St. Placidus, disciple of St. Benedict, the son of the patrician Tertullus, was brought as a child to St. Benedict at Sublaqueum (Subiaco) and dedicated to God as provided for in chapter 69 of St. Benedict’s Rule. Here too occurred the incident related by St. Gregory (Dialogues, II, vii) of his rescue from drowning when his fellow monk, Maurus, at St. Benedict’s order ran across the surface of the lake below the monastery and drew Placidus safely to shore.
It appears certain that he accompanied St. Benedict when, about 529, he removed to Monte Cassino, which was said to have been made over to him by the father of Placidus. Of his later life nothing is known, but in an ancient psalterium at Vallombrosa his name is found in the Litany of the Saints placed among the confessors immediately after those of St. Benedict and St. Maurus; the same occurs in Codex CLV at Subiaco, attributed to the ninth century (see Baumer, “Johannes Mabillon”, p. 199, n. 2).
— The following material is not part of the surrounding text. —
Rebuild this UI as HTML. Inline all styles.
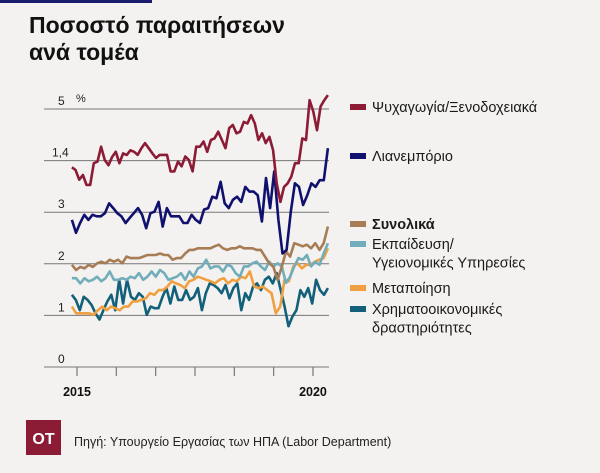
<!DOCTYPE html>
<html><head><meta charset="utf-8"><style>
body{margin:0;background:#f3f2f0;}
#wrap{position:relative;width:600px;height:473px;overflow:hidden;background:#f3f2f0;font-family:"Liberation Sans","DejaVu Sans",sans-serif;}
</style></head><body>
<div id="wrap">
<svg id="svg" width="600" height="473" xmlns="http://www.w3.org/2000/svg">
<rect x="0" y="0" width="152" height="3" fill="#1a1a6e"/>
<text x="29" y="33" font-size="23" font-weight="bold" fill="#111">Ποσοστό παραιτήσεων</text>
<text x="29" y="60" font-size="23" font-weight="bold" fill="#111">ανά τομέα</text>
<g id="grid"></g>
<g id="lines"></g>
<g id="legend"></g>
<rect x="26" y="420" width="35" height="35" fill="#8c1b35"/>
<text x="43.5" y="444" font-size="16" font-weight="bold" fill="#fff" text-anchor="middle">OT</text>
<text x="74" y="446" font-size="12.5" fill="#222">Πηγή: Υπουργείο Εργασίας των ΗΠΑ (Labor Department)</text>
</svg>
</div>
<script>
const yTickValues=[0,1,2,3,4,5];
const yTickLabels=["0","1","2","3","1,4","5"];
const xTickMonths=[0,10,20,30,40,50,60];
const xLabels=[{m:0,t:"2015"},{m:60,t:"2020"}];
const monthStart=-1.3, monthEnd=63.8;
const leisure=[3.87,3.82,3.63,3.72,3.53,3.53,3.95,3.98,4.27,4.01,3.91,4.07,4.17,3.95,4.14,4.11,4.2,4.17,4.11,4.24,4.34,4.24,4.14,4.05,4.11,4.11,4.11,3.79,3.79,3.98,3.89,4.08,4.01,3.79,4.27,4.27,4.37,4.17,4.4,4.43,4.56,4.4,4.24,4.63,4.69,4.53,4.56,4.75,4.72,4.88,4.72,4.4,4.53,4.34,4.46,4.2,3.56,3.2,3.49,3.56,3.69,3.95,3.95,4.43,4.4,5.17,4.95,4.59,5.05,5.17,5.27];
const retail=[2.85,2.6,2.79,2.95,2.85,2.95,2.92,2.92,2.98,3.17,3.08,2.98,2.92,2.79,2.89,2.98,3.08,2.95,2.69,2.98,3.01,3.2,2.72,3.08,2.92,2.92,2.92,2.79,2.79,2.95,2.85,2.79,3.05,3.08,3.3,3.27,3.59,3.17,3.08,3.24,3.3,3.2,3.49,3.4,3.4,3.33,2.82,3.66,3.08,3.79,2.85,2.2,2.27,3.01,3.56,3.49,3.14,3.33,3.56,3.49,3.62,3.62,4.24];
const total=[1.98,1.88,1.94,1.91,1.98,1.94,2.01,2.04,2.01,2.08,2.04,2.08,2.01,2.14,2.11,2.11,2.11,2.14,2.17,2.17,2.17,2.2,2.17,2.17,2.08,2.11,2.11,2.2,2.27,2.27,2.3,2.3,2.3,2.3,2.34,2.37,2.3,2.27,2.3,2.3,2.34,2.3,2.3,2.3,2.27,2.27,2.14,2.01,1.94,1.69,1.94,2.24,2.14,2.4,2.37,2.34,2.37,2.3,2.4,2.27,2.4,2.72];
const health=[1.72,1.72,1.62,1.72,1.66,1.69,1.75,1.66,1.72,1.85,1.69,1.69,1.72,1.69,1.75,1.72,1.82,1.69,1.75,1.85,1.75,1.88,1.82,1.69,1.72,1.75,1.82,1.69,1.85,1.75,1.91,1.95,2.08,1.91,1.95,1.95,1.85,1.98,1.95,1.82,1.75,1.95,1.95,2.01,2.04,1.95,1.88,2.04,1.95,2.01,1.95,1.63,1.75,1.95,2.11,2.08,2.17,1.95,2.04,1.98,2.2,2.4];
const manuf=[1.17,1.04,1.04,1.04,1.04,1.01,1.1,1.17,1.1,1.17,1.14,1.1,1.17,1.17,1.27,1.27,1.3,1.33,1.43,1.4,1.49,1.49,1.56,1.66,1.62,1.59,1.53,1.66,1.69,1.75,1.72,1.69,1.66,1.62,1.69,1.72,1.62,1.69,1.66,1.75,1.72,1.85,1.56,1.53,1.56,1.49,1.43,1.04,1.17,1.69,1.66,1.95,2.01,1.91,1.98,1.98,2.04,2.08,2.11,2.3];
const finance=[1.4,1.3,1.1,1.36,1.3,1.2,1.04,0.92,1.1,1.27,1.4,1.1,1.69,1.23,1.69,1.36,1.3,1.43,1.36,1.01,1.17,1.14,1.14,1.36,1.53,1.23,1.56,1.3,1.3,1.49,1.3,1.36,1.53,1.1,1.43,1.62,1.59,1.53,1.43,1.59,1.33,1.53,1.62,1.1,1.43,1.3,1.56,1.62,1.49,1.69,1.75,1.62,1.82,1.49,1.17,0.79,0.98,1.1,1.49,1.36,1.53,1.23,1.69,1.49,1.4,1.53];
const seriesNames=["Ψυχαγωγία/Ξενοδοχειακά","Λιανεμπόριο","Συνολικά","Εκπαίδευση/","Μεταποίηση","Χρηματοοικονομικές"];

const NS="http://www.w3.org/2000/svg";
const X0=77,PX_PER_M=3.933, Y0=367, PX_PER_U=51.6;
function xScale(m){return X0+m*PX_PER_M;}
function yScale(v){return Y0-v*PX_PER_U;}
function mk(tag,attrs,parent){const e=document.createElementNS(NS,tag);for(const k in attrs)e.setAttribute(k,attrs[k]);parent.appendChild(e);return e;}
const grid=document.getElementById('grid');
yTickValues.forEach((v,i)=>{
  const l=mk('line',{x1:44,x2:329,y1:yScale(v),y2:yScale(v),stroke:'#777','stroke-width':1},grid);
  
  
  const t=mk('text',{x:56,y:yScale(v)-4,'font-size':12,fill:'#222','text-anchor':'start'},grid);
  t.textContent=yTickLabels[i];
  t.setAttribute('x',yTickLabels[i].length>1?52:58);
  
  
});
const pct=mk('text',{x:76,y:102,'font-size':11,fill:'#222'},grid);pct.textContent='%';


xTickMonths.forEach(m=>{
  const l=mk('line',{x1:xScale(m),x2:xScale(m),y1:Y0,y2:Y0+9,stroke:'#777','stroke-width':1.2},grid);
  
  
});
xLabels.forEach(o=>{
  const t=mk('text',{x:xScale(o.m),y:396,'font-size':12.5,'font-weight':'bold',fill:'#111','text-anchor':'middle'},grid);
  t.textContent=o.t;
  
  
});
const series=[
 {d:finance,c:'#13607a',n:'line-finance'},
 {d:manuf,c:'#f0a040',n:'line-manufacturing'},
 {d:health,c:'#72adbb',n:'line-education-health'},
 {d:total,c:'#a87c55',n:'line-total'},
 {d:retail,c:'#10106e',n:'line-retail'},
 {d:leisure,c:'#8c1b35',n:'line-leisure-hospitality'}
];
const lg=document.getElementById('lines');
series.forEach(s=>{
  const n=s.d.length;
  const pts=s.d.map((v,i)=>{const m=monthStart+(monthEnd-monthStart)*i/(n-1);return xScale(m).toFixed(1)+','+yScale(v).toFixed(1);}).join(' ');
  const p=mk('polyline',{points:pts,fill:'none',stroke:s.c,'stroke-width':2.6,'stroke-linejoin':'round'},lg);
  
  
});
const legend=[
 {c:'#8c1b35',y:107,lines:[seriesNames[0]]},
 {c:'#10106e',y:156,lines:[seriesNames[1]]},
 {c:'#a87c55',y:224,lines:[seriesNames[2]],b:true},
 {c:'#72adbb',y:244,lines:[seriesNames[3],'Υγειονομικές Υπηρεσίες']},
 {c:'#f0a040',y:288,lines:[seriesNames[4]]},
 {c:'#13607a',y:309,lines:[seriesNames[5],'δραστηριότητες']}
];
const lgg=document.getElementById('legend');
legend.forEach((e,i)=>{
  const r=mk('rect',{x:350,y:e.y-3,width:16,height:6,fill:e.c},lgg);
  
  
  e.lines.forEach((txt,j)=>{
    const t=mk('text',{x:372,y:e.y+5+j*18.5,'font-size':14.5,fill:'#1a1a1a','font-weight':e.b?'bold':'normal'},lgg);
    t.textContent=txt;
    
    
  });
});
</script>
</body></html>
There seems now to be no doubt that the “Passio S. Placidi”, purporting to be written by one Gordianus, a servant of the saint, on the strength of which he is usually described as abbot and martyr, is really the work of Peter the Deacon, a monk of Monte Cassino in the twelfth century (see Delehaye, op. cit. infra). The writer seems to have begun by confusing St. Placidus with the earlier Placitus, who, with Euticius and thirty companions, was martyred in Sicily under Diocletian, their feast occurring in the earlier martyrologies on 5 October. Having thus made St. Placidus a martyr, he proceeds to account for this by attributing his martyrdom to Saracen invaders from Spain — an utter anachronism in the sixth century but quite a possible blunder if the “Acta” were composed after the Moslem invasions of Sicily. The whole question is discussed by the Bollandists (infra).